ICK, a new industry-wide fund for the technology, telecommunications and office suppliers sector, is one of the newest pension funds in the Netherlands.
The fund is now just emerging from the protracted process of transforming itself into a fully funded old-age pension scheme. But though the path has been a long one, the new fund foresees a future where its retirement provision umbrella
could reach beyond current sectoral limits.
The new fund has grown out of the existing VUT scheme – a pre-pension scheme covering early retirement in the sector. But the Dutch government now requires this type of VUT scheme to be wound up, and it is in compliance with this that the new scheme has come into being.
The government has signalled its intention of eliminating pre-pension schemes, which allow for retirement before the age of 65. Over the next few years, these schemes will cease to be tax-deductible.

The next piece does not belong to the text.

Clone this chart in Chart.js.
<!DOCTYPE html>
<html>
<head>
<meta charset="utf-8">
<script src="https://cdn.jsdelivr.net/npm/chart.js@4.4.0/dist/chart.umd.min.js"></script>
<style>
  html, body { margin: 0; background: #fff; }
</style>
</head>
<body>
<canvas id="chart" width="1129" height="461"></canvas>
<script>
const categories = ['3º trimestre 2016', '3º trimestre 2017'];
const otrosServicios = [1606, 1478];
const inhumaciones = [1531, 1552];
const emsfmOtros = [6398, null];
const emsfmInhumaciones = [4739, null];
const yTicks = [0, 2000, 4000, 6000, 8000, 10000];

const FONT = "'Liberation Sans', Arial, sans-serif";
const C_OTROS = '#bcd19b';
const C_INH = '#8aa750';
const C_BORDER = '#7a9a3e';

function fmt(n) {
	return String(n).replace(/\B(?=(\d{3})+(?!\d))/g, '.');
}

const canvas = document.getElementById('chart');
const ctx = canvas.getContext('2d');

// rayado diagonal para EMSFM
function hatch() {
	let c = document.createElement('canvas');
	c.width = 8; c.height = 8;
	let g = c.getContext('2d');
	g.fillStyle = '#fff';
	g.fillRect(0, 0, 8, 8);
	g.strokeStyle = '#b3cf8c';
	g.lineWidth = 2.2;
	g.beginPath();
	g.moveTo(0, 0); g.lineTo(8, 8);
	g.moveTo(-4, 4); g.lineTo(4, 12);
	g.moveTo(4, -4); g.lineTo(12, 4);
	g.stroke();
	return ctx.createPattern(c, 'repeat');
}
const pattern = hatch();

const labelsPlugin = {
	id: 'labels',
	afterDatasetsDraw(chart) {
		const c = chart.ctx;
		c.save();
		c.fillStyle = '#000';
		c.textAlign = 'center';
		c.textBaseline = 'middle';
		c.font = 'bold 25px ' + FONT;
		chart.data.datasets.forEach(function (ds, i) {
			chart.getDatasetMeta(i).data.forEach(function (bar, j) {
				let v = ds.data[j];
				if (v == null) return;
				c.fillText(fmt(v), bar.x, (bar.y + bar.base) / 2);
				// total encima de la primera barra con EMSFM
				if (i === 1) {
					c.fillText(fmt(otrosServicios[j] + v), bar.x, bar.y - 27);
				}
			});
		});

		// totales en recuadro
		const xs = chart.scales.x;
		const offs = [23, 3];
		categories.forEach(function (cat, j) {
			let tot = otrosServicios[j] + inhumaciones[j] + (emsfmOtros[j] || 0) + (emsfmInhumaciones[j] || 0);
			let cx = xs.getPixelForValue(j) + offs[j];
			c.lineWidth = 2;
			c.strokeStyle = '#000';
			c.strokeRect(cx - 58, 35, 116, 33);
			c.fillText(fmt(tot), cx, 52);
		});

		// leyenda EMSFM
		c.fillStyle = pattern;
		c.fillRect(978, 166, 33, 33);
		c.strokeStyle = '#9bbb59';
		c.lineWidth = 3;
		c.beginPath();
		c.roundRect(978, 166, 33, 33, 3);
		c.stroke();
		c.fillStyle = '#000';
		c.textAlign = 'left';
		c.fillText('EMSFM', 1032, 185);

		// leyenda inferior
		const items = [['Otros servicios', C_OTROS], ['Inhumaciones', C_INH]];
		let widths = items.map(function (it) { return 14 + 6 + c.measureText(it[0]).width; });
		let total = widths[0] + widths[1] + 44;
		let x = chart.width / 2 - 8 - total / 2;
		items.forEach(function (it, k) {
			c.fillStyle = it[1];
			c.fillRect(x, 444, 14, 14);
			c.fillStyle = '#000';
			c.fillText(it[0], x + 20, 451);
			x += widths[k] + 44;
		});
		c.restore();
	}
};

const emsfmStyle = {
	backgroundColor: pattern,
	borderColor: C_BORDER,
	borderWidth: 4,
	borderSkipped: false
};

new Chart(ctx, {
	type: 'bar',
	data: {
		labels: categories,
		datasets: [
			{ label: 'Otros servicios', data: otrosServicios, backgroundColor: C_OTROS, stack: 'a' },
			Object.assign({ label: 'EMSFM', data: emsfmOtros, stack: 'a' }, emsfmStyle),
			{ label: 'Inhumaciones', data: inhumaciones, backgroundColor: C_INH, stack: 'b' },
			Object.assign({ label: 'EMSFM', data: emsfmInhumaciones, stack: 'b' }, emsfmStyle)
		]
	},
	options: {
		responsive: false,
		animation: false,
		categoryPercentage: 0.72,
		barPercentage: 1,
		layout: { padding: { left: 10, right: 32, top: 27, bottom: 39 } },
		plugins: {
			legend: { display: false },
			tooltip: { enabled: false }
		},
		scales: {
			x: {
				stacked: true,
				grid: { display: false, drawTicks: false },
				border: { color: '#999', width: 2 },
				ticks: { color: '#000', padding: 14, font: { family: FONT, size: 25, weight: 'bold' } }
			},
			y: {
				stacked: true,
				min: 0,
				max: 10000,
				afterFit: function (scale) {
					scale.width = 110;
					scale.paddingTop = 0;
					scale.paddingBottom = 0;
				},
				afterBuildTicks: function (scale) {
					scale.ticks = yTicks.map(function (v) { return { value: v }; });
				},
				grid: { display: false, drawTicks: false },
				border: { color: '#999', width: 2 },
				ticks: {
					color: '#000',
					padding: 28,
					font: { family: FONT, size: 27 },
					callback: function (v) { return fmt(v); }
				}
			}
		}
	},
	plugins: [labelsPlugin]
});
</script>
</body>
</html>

Up to now, employees in the technology, telecommunications and office supply sector have been able to participate in another industry-wide scheme – the metalworkers scheme. But although some workers have taken this route, only a small proportion of staff in the IT and telecoms industry did so, says Hans Keukelaar, chairman of ICK.
The metalworkers fund is a large one, he says, but the IT sector wanted to have its own pension fund with its own policies. ICK currently has 8,000 members, and is still nowhere near its maximum capacity. If employees from all the companies in the sector were to join, membership would swell to 40,000. However, some of these companies are large ones that have their own pension funds, says Keukelaar.
At the moment, membership of ICK is voluntary for workers in the sector. “But that will change,” says Keukelaar. “If you are a member of our industry sector and you don’t want to join our scheme, you will have to have permission from us.”
If employees choose to take this opt-out, ICK will check that the pension arrangements made as an alternative really are equivalent, he says.
In the future, the fund might take in employees from other sectors. “It is possible that the government will give us permission to become applicable for companies that are not part of
our area – that is at the stage of
getting approval at the moment,” says Keukelaar.
The procedure is currently under way to make the fund mandatory. The Ministry of Social Affairs and the Insurance Chamber – which is part of the Netherlands Bank, which regulates pension funds – are now at work on this. Keukelaar says final approval
is expected to come either at the beginning of November or December.
Negotiations with trade unions have resulted in the basic arrangement of the ICK pension scheme. Under the agreed terms, pension rights are built up between the ages of 21 and 61, and the contribution level has been set at 1.75% of pensionable salary. The rate is only applicable for the base salary, which excludes social contributions.
“This is part of the collective labour agreement,” says Keukelaar. It has been the result of a year and a half of negotiations. The process has been quite protracted, he says, and it has not been easy. Complications have arisen because intermediate arrangements have had to be made in parallel with the new pension scheme being set up. People in the old VUT scheme have to keep their rights, and a means has been found for them to do so.
The old VUT scheme has been a pay-as-you-go arrangement, but the new ICK is fully funded. It has been made possible for the new fund to pay existing members. “That was important… and also that the current members will not have to pay too much,” says Keukelaar. The new premium is very reasonable, he says.
Even though the VUT scheme was run on a PAYG basis, fortunately there was enough unutilised capital in it to start up the new fund. Also, it has now become the case that any members leaving the industry ahead of retirement will not be able to recoup their contributions. This sacrifice has been necessary to help make the new funded scheme possible.
Keukelaar says relatively few difficulties were encountered in setting up the fund. However, the transfer arrangements were complex and required substantial actuarial calculations to get the amounts right.
“There is a whole list of requirement from the Insurance Chamber when a pension fund has to make such arrangements and a heavy burden of regulation,” he says. A lot of information was required, he says. But this is all necessary, considering the number of people involved and the large amount of money at stake. It is wise to take this much care, he says.
“In the past, we have learned from funds that have gone bankrupt, where nobody has ended up getting their money,” says Keukelaar. This may be 40-odd years ago, he says, but it is still right to be cautious.
The ICK scheme is run on a defined benefit basis, and investments will be managed externally by ING Investment Management in The Hague. Most of the fund’s assets – currently about E40m – have already been invested, and the strategic asset allocation is 70% to bonds and 30% to equities.
The response among scheme members to the way the new fund has been set up has been mixed. “Some are very happy with it and some are not – but that is always the case,” says Keukelaar. “Our preference was to keep the VUT… but we had no choice.”
The IT and telecoms industry is, in its current form at least, a relatively young industry, and because of this and the many entrepreneurs within it, some say it is often difficult to make arrangements that cover the whole sector.
Keukelaar agrees that it is a rather young industry, although he himself has worked for 30 years in IT and 10 in telecommunications. “Most of the companies are not very big, and
the new companies want to make
their own decisions – they like to
be independent,” he says. But this
does not hold true for all of them. “Others say, please make the arrangements for us.”
This does sometimes make things complicated, he says, and necessitates a high degree of organisation. In the IT industry, trade union membership is low, at between 5% and 10%.